[Records with drawing code]
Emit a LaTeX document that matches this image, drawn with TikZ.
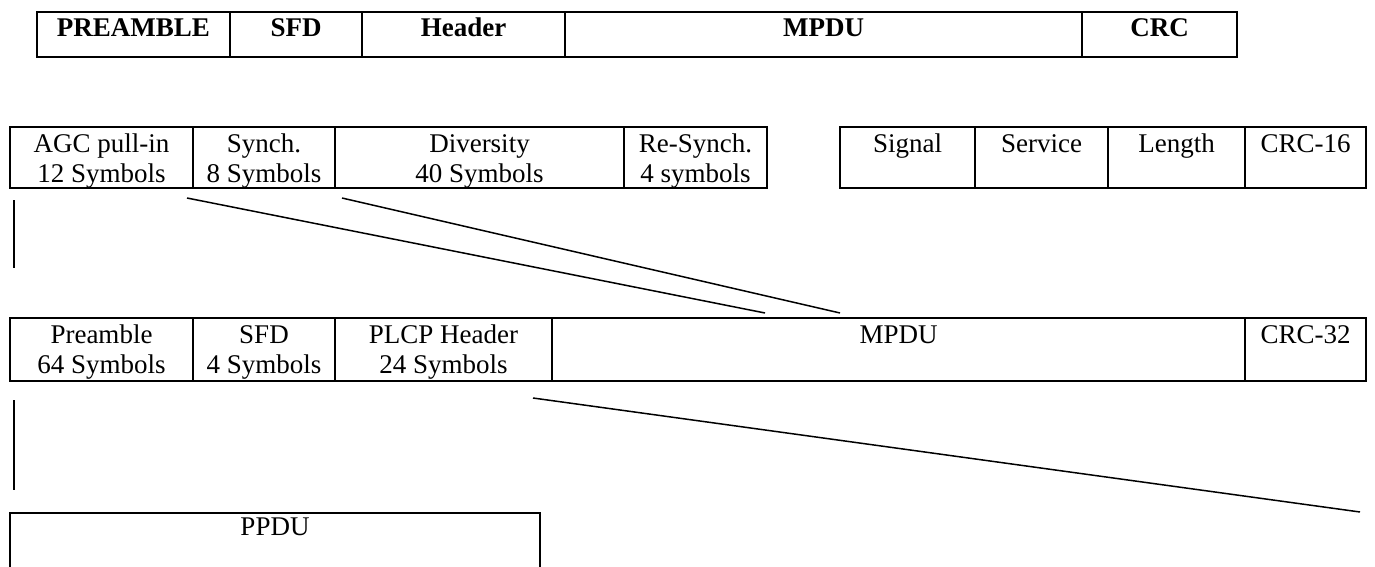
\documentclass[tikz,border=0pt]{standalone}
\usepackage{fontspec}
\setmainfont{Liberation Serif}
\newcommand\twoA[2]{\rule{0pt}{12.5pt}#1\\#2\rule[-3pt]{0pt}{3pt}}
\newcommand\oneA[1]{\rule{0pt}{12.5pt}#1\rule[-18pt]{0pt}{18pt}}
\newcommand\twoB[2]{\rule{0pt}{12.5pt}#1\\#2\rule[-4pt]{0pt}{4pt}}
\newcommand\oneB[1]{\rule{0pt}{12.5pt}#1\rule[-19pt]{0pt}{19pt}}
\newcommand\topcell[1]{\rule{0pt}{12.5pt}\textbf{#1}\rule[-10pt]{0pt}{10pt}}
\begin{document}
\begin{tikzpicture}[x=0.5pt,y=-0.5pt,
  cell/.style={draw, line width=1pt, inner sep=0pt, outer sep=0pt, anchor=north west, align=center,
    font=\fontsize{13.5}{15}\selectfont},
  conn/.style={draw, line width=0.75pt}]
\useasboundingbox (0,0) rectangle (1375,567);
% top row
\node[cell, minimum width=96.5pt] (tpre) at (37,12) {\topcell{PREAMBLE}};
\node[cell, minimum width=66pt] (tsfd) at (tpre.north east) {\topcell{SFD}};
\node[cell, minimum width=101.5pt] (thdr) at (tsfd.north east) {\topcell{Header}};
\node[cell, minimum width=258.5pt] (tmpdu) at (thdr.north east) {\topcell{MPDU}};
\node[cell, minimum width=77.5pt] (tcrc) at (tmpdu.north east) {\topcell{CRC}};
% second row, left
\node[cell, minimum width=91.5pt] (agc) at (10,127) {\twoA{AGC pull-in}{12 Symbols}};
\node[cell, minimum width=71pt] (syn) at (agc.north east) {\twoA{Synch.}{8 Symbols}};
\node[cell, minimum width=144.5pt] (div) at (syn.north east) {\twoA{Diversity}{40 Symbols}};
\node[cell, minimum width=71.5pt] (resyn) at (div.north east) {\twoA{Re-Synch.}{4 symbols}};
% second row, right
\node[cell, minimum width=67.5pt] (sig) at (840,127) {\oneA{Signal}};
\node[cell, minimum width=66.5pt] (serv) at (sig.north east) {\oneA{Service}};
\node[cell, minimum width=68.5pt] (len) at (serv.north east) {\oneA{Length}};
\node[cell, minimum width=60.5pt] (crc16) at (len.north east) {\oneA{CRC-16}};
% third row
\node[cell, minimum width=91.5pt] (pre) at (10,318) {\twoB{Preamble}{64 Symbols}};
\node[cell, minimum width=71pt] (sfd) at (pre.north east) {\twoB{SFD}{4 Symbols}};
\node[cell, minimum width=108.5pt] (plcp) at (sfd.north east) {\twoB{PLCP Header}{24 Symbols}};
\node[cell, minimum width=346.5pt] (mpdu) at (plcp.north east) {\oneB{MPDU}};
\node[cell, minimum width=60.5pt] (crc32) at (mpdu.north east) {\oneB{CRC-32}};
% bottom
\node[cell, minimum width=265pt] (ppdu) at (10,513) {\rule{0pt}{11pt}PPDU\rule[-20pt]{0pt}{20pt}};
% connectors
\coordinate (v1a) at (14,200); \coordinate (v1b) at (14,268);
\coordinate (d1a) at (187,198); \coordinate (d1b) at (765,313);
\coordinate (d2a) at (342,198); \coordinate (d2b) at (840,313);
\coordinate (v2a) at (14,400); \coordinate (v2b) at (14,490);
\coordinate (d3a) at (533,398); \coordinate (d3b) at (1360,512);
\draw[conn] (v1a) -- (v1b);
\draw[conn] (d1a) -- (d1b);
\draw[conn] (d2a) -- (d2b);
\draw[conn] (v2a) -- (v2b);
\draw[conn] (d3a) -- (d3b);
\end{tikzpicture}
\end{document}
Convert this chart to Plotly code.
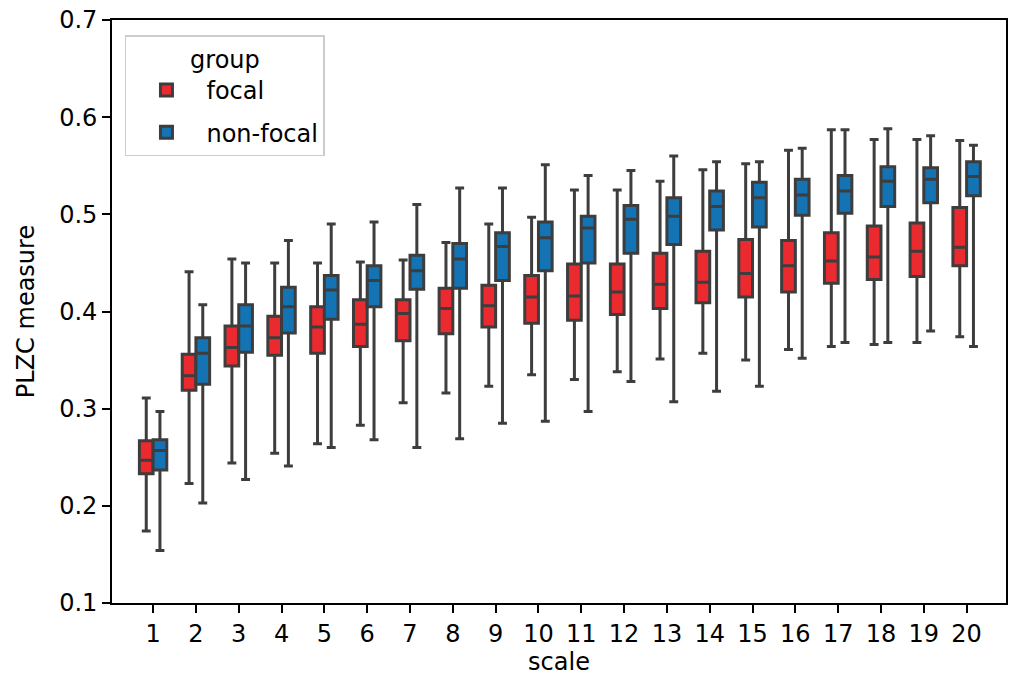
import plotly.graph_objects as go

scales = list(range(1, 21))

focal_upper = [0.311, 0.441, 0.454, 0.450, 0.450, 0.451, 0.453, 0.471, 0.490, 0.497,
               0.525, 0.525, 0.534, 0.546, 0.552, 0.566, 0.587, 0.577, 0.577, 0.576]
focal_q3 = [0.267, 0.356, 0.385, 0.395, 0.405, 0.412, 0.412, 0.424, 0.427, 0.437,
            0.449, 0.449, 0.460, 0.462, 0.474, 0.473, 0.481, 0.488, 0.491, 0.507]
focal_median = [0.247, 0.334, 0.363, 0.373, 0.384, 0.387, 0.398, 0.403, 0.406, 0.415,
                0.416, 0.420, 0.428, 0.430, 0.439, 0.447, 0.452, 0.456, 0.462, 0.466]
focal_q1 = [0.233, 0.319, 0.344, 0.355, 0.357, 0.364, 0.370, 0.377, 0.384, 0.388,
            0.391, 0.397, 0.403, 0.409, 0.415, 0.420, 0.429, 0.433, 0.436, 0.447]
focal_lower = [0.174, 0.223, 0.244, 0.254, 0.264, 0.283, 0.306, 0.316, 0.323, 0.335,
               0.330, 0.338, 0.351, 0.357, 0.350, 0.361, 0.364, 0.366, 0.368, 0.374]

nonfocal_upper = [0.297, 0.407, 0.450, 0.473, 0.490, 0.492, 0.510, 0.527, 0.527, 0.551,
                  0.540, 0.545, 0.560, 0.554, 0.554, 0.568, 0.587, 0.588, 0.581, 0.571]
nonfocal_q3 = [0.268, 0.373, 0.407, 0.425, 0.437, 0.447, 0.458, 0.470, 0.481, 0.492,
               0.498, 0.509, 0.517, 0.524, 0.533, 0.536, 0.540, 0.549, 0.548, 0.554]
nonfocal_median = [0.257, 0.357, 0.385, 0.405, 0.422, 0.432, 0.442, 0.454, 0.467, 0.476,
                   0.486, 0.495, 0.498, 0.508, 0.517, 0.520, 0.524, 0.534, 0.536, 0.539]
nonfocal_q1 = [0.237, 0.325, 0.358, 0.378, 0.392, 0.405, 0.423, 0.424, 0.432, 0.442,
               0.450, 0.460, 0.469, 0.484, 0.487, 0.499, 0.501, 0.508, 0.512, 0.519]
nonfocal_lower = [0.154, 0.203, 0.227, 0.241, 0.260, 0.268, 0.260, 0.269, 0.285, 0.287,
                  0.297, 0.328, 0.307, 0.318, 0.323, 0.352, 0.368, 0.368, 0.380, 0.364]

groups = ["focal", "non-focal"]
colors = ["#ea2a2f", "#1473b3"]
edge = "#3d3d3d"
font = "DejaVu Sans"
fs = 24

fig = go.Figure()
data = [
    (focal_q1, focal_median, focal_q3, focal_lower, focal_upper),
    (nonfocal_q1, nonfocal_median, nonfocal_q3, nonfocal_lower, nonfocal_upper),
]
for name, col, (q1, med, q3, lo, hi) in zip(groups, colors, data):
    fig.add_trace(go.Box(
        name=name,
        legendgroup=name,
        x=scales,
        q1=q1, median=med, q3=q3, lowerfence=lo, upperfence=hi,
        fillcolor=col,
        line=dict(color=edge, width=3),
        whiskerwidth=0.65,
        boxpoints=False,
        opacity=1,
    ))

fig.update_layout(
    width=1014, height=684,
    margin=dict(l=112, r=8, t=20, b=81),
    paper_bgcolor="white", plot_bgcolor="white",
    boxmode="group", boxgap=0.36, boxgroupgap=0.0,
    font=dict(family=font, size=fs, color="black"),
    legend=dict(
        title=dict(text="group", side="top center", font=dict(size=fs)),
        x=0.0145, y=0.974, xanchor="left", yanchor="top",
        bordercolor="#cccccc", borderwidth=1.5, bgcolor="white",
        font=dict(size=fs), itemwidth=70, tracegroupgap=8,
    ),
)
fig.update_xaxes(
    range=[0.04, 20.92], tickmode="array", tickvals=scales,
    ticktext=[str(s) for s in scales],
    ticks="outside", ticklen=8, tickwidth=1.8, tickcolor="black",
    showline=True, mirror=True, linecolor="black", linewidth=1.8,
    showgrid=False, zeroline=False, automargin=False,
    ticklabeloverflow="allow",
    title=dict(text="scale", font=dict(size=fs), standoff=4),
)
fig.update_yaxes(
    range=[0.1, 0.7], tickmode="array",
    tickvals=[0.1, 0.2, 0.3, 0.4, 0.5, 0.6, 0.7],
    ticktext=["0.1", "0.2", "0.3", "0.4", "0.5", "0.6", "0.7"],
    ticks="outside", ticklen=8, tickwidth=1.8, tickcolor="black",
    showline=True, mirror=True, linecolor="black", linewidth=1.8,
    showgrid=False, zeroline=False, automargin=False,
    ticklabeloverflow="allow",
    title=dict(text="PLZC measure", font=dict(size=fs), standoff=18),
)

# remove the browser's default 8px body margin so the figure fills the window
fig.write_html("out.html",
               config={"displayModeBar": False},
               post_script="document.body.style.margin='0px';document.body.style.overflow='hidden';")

→ **What the task requires**
Locate each line containing the string "this" and show it.

→ **Full response**
Emit a LaTeX document that matches this image, drawn with TikZ.
Convert this chart to Plotly code.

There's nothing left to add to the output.